Nesse dinamismo, o domingo ganha valor especial, pois, voltando ao princípio original da criação, permite o descanso contemplativo do homem face a natureza, e ainda recria os elos com o Criador e as criaturas, numa dimensão de alegre receptividade e gratuidade. “O repouso é uma ampliação do olhar, que permite voltar a reconhecer os direitos dos outros. Assim o dia de descanso, cujo centro é a eucaristia, difunde a sua luz sobre a semana inteira e encoraja-nos a assumir o cuidado da natureza e dos pobres” (LS 237).

Entendendo, pois, a Criação como um ato da Santíssima Trindade (LS 238), somos, como cristãos, convidados “pensar que toda a realidade contém em si mesma uma marca propriamente trinitária” (LS 239): amor-comunhão – toda a realidade deveria ser lida nessa chave! Em síntese: “Na verdade, a pessoa humana cresce, amadurece e santifica-se tanto mais, quanto mais se relaciona, sai de si mesma para viver em comunhão com Deus, com os outros e com todas as criaturas. Assim assume na própria existência aquele dinamismo trinitário que Deus imprimiu nela desde a sua criação. Tudo está interligado, e isto convida-nos a maturar uma espiritualidade da solidariedade global que brota do mistério da Trindade” (LS 240).
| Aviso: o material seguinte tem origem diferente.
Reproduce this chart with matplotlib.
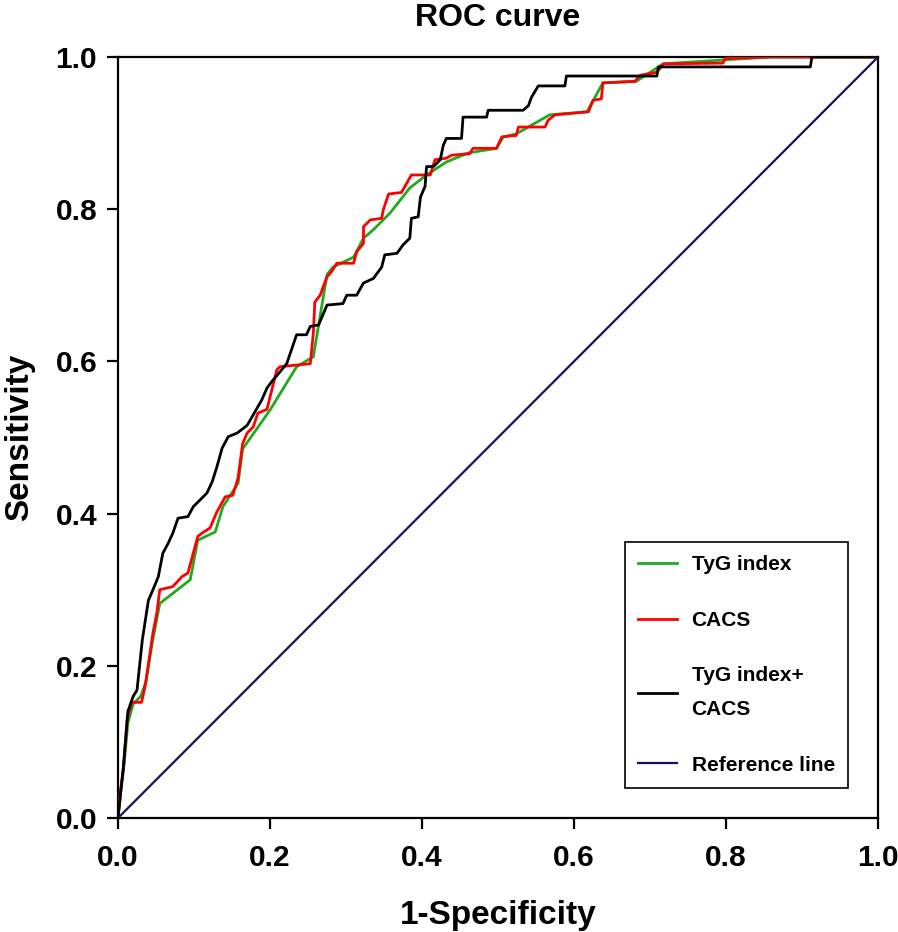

Finalizando o documento, Francisco apresenta Maria como símbolo do cuidado e da beleza, “Mãe e Rainha de toda a criação” (LS 241); ao seu lado, apresenta São José, protetor universal da Igreja, como modelo de trabalho generoso e serviço humilde, no lar da Sagrada Família de Nazaré (LS 242). Convida a todos, ainda, homens e mulheres de todo o planeta, a caminhar para a plenitude, “para a casa comum do Céu” (LS 243), cantando a esperança pelo triunfo da vida (LS 244). E conclui: “No coração deste mundo, permanece presente o Senhor da vida que tanto nos ama. Não nos abandona, não nos deixa sozinhos, porque Se uniu definitivamente à nossa terra e o seu amor sempre nos leva a encontrar novos caminhos. Que Ele seja louvado!” (LS 245).